-- Collected data start --

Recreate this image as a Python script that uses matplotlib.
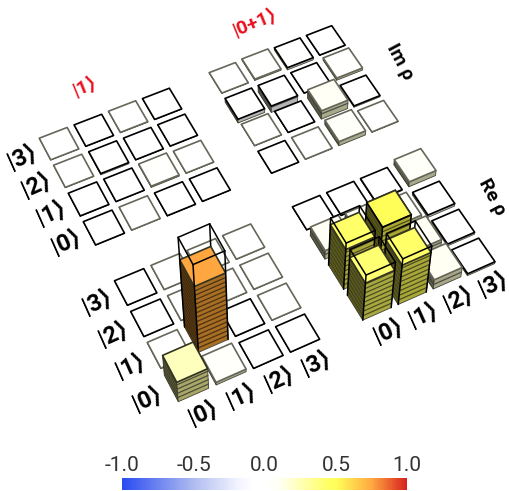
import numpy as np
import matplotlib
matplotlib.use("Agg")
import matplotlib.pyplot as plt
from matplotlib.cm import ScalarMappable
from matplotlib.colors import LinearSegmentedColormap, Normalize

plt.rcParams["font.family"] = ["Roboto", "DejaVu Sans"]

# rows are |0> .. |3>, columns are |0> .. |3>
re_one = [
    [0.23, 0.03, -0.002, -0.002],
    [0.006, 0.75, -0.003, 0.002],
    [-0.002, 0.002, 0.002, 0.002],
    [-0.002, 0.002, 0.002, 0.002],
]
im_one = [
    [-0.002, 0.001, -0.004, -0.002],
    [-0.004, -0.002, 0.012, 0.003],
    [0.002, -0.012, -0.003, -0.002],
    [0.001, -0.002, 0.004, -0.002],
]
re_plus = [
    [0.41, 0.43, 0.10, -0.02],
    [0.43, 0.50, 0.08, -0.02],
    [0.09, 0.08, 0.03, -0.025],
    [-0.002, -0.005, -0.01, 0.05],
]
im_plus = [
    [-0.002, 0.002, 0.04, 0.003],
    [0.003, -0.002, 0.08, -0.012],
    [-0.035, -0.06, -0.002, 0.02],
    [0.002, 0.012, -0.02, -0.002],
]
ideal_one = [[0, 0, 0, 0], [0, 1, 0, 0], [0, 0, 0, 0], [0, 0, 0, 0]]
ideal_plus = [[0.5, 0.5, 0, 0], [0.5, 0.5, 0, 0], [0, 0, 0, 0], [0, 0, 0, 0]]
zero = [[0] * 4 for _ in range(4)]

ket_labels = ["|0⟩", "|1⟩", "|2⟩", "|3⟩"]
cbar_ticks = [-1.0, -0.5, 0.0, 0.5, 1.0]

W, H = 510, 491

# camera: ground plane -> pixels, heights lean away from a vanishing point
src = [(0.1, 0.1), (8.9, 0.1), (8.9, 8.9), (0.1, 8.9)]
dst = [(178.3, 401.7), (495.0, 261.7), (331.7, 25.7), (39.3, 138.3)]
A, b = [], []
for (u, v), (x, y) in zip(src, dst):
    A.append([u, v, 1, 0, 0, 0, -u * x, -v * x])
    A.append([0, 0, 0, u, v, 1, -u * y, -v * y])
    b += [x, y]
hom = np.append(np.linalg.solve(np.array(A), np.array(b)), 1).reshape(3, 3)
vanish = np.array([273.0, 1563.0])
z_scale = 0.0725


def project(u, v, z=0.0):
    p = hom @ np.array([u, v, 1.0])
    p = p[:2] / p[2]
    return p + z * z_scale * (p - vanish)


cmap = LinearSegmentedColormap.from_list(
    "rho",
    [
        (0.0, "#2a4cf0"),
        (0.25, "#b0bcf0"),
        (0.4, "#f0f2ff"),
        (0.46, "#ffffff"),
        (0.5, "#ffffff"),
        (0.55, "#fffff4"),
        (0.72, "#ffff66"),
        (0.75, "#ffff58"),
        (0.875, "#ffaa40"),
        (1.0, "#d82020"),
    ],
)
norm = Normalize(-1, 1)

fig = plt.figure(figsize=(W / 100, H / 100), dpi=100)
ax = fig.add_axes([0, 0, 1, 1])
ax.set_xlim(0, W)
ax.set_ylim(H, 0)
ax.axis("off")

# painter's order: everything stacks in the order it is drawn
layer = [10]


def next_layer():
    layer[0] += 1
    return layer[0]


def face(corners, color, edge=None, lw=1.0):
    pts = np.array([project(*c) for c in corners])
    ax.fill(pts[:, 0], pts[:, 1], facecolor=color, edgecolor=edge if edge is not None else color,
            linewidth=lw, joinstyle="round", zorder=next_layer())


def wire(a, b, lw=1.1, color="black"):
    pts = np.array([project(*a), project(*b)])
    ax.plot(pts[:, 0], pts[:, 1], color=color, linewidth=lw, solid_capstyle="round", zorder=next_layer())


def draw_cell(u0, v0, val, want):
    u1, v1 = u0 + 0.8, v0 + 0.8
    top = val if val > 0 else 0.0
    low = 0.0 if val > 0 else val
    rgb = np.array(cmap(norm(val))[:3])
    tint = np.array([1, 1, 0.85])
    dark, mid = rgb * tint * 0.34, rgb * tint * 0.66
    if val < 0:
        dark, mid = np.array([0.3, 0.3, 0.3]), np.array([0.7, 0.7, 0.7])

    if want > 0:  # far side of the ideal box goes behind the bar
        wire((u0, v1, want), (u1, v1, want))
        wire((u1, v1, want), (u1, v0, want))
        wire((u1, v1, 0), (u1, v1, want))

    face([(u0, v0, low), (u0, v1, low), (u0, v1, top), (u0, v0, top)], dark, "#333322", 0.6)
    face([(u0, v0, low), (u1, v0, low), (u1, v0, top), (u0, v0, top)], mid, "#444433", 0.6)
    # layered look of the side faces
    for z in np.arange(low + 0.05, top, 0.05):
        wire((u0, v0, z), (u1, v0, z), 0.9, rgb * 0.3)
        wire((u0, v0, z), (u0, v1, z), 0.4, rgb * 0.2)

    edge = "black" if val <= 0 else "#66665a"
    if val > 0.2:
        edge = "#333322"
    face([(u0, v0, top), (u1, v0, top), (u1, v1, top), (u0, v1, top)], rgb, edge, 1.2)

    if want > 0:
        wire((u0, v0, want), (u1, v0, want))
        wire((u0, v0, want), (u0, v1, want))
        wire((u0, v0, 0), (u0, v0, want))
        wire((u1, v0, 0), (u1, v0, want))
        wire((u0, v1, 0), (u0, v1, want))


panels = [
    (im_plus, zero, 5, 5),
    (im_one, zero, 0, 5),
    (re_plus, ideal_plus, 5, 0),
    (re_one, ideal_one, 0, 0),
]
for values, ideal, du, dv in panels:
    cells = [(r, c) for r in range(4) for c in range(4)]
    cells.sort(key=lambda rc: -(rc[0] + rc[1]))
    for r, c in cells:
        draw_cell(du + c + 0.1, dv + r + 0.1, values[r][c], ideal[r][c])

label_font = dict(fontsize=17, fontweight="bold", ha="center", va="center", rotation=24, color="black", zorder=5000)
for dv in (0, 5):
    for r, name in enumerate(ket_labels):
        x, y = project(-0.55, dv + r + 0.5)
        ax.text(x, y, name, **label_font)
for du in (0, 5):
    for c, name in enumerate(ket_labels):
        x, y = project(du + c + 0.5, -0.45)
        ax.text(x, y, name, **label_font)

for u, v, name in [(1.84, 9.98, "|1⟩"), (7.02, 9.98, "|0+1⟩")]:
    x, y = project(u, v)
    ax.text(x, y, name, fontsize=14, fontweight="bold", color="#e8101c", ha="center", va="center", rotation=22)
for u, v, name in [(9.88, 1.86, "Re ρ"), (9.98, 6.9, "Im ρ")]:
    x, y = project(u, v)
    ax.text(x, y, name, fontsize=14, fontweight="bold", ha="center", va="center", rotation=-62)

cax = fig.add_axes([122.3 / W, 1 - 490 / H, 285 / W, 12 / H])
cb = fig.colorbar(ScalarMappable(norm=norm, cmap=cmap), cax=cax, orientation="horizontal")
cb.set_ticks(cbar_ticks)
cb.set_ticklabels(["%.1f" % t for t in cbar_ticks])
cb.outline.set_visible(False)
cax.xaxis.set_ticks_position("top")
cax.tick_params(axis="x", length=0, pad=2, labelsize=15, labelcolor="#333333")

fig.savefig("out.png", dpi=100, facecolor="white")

-- Collected data end --

**Exercise description**
From the listing above, pick out each line where the word "matplotlib" appears.

**Task response**
Recreate this image as a Python script that uses matplotlib.
import matplotlib
matplotlib.use("Agg")
import matplotlib.pyplot as plt
from matplotlib.cm import ScalarMappable
from matplotlib.colors import LinearSegmentedColormap, Normalize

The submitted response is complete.